MN: Maybe the “laconic dialogue” was a choreographic strategy in Burrows’ sense: something that allowed me to step back from the patterns my father and I were habitually trapped with. It allowed me to get aware and change at least one of them – a certain line of tension in the arms and neck that I had copied from my father and that my body didn’t think consciously anymore. In this case, choreography enabled me to re-think my body’s patterns and invent new ones. But in my definition, those patterns were of the un-thinking kind and choreography led me to re-think them, not so much by taking a step back and looking at them but by stepping through and feeling them. Only then it was the audience that gave the context or frame for eventually stepping back and seeing the patterns.

JP: Re-thinking is an interesting word: first realizing, then changing something. The example you give is perhaps closer related to the creative process than to the actual piece. I wonder whether this realization would also descend into the bodies of the spectators? I’m skeptical whether the spectator’s thinking actually has much bodily resonance.

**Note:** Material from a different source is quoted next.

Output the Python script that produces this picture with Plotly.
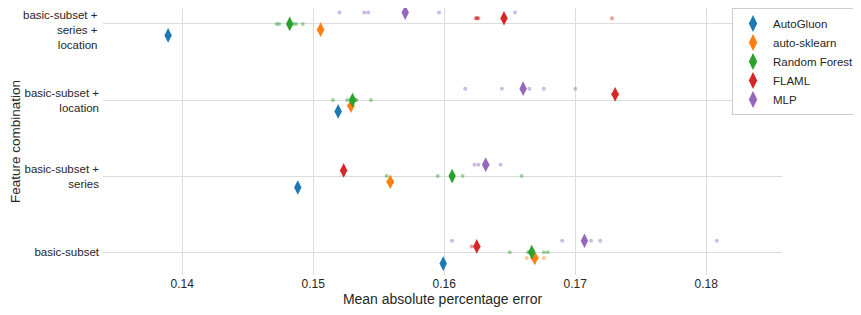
import numpy as np
import plotly.graph_objects as go

combos = ["basic-subset + series + location", "basic-subset + location",
          "basic-subset + series", "basic-subset"]
combo_ticks = ["basic-subset +<br>series +<br>location", "basic-subset +<br>location",
               "basic-subset +<br>series", "basic-subset"]
models = ["AutoGluon", "auto-sklearn", "Random Forest", "FLAML", "MLP"]
colors = ["#1f77b4", "#ff7f0e", "#2ca02c", "#d62728", "#9467bd"]

# MAPE for 5 runs per model / feature combination (order as in combos)
autogluon = [[0.1389, 0.1389, 0.1390, 0.1389, 0.1389],
             [0.1519, 0.1519, 0.1518, 0.1519, 0.1520],
             [0.1488, 0.1488, 0.1488, 0.1489, 0.1488],
             [0.1599, 0.1599, 0.1600, 0.1599, 0.1599]]
auto_sklearn = [[0.1504, 0.1505, 0.1506, 0.1507, 0.1506],
                [0.1527, 0.1528, 0.1529, 0.1530, 0.1530],
                [0.1557, 0.1558, 0.1559, 0.1560, 0.1560],
                [0.1663, 0.1676, 0.1667, 0.1668, 0.1671]]
random_forest = [[0.1472, 0.1474, 0.1492, 0.1485, 0.1487],
                 [0.1515, 0.1526, 0.1532, 0.1533, 0.1544],
                 [0.1556, 0.1595, 0.1614, 0.1659, 0.1606],
                 [0.1650, 0.1676, 0.1679, 0.1665, 0.1664]]
flaml = [[0.1625, 0.1624, 0.1626, 0.1625, 0.1728],
         [0.1729, 0.1731, 0.1730, 0.1732, 0.1730],
         [0.1522, 0.1523, 0.1524, 0.1523, 0.1524],
         [0.1621, 0.1626, 0.1626, 0.1626, 0.1625]]
mlp = [[0.1520, 0.1539, 0.1542, 0.1596, 0.1654],
       [0.1616, 0.1644, 0.1665, 0.1676, 0.1700],
       [0.1623, 0.1626, 0.1643, 0.1633, 0.1633],
       [0.1606, 0.1690, 0.1712, 0.1719, 0.1808]]
runs = [autogluon, auto_sklearn, random_forest, flaml, mlp]

x_ticks = [0.14, 0.15, 0.16, 0.17, 0.18]
x_ticklabels = ["0.14", "0.15", "0.16", "0.17", "0.18"]

# vertical dodge per model
offsets = [0.15, 0.075, 0.0, -0.075, -0.15]

fig = go.Figure()
# individual runs (light dots)
for m, (name, col, data, off) in enumerate(zip(models, colors, runs, offsets)):
    xs, ys = [], []
    for c, vals in enumerate(data):
        xs += vals
        ys += [c + off] * len(vals)
    fig.add_trace(go.Scatter(x=xs, y=ys, mode="markers", showlegend=False,
                             marker=dict(color=col, size=4, opacity=0.45,
                                         line=dict(width=0)),
                             hoverinfo="x"))
# means (diamonds)
for m, (name, col, data, off) in enumerate(zip(models, colors, runs, offsets)):
    means = [float(np.mean(v)) for v in data]
    fig.add_trace(go.Scatter(x=means, y=[c + off for c in range(len(combos))],
                             mode="markers", name=name,
                             marker=dict(color=col, size=10.5, symbol="diamond-tall",
                                         line=dict(width=0))))

font = "Liberation Sans, Arial, sans-serif"
tick_font = 11.5
# the top (three-line) category label would overflow the top edge when centred
# on its tick, so it is drawn as a right-aligned annotation hanging from the top
axis_ticktext = [""] + combo_ticks[1:]
fig.add_annotation(text=combo_ticks[0], xref="paper", x=0, xanchor="right", xshift=-3,
                   yref="paper", y=1, yanchor="top", yshift=1, showarrow=False,
                   align="right", font=dict(size=tick_font, color="#262626"))

fig.update_layout(
    width=853, height=307,
    margin=dict(l=95, r=79, t=0, b=40, autoexpand=False),
    plot_bgcolor="white", paper_bgcolor="white",
    font=dict(family=font, size=12, color="#262626"),
    xaxis=dict(range=[0.13395, 0.18578], tickvals=x_ticks, ticktext=x_ticklabels,
               showgrid=True, gridcolor="#dcdcdc", gridwidth=1, zeroline=False,
               showline=False, ticks="", automargin=False,
               tickfont=dict(size=12),
               title=dict(text="Mean absolute percentage error", font=dict(size=14),
                          standoff=4)),
    yaxis=dict(range=[3.30, -0.21], tickvals=list(range(len(combos))),
               ticktext=axis_ticktext, showgrid=True, gridcolor="#dcdcdc", gridwidth=1,
               zeroline=False, showline=False, ticks="", ticklabelstandoff=3,
               automargin=False, tickfont=dict(size=tick_font),
               title=dict(text="Feature combination", font=dict(size=13.5), standoff=10)),
    legend=dict(x=1.1149, xanchor="right", y=1.0, yanchor="top",
                bgcolor="white", bordercolor="#cccccc", borderwidth=1,
                font=dict(size=11.5), itemsizing="constant", itemwidth=30),
    showlegend=True,
)
fig.write_html("out.html")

MN: I agree with you that the spectators don’t necessarily rethink the patterns their bodies are thinking, when watching a piece. But they do share a space in which the dancers do this while they perform. And I think that the fact of patterns being rethought during a rehearsal process does have an impact on the spectators. Explicitly in their minds through the choreographic forms, implicitly in their bodies through patterns rethought for them.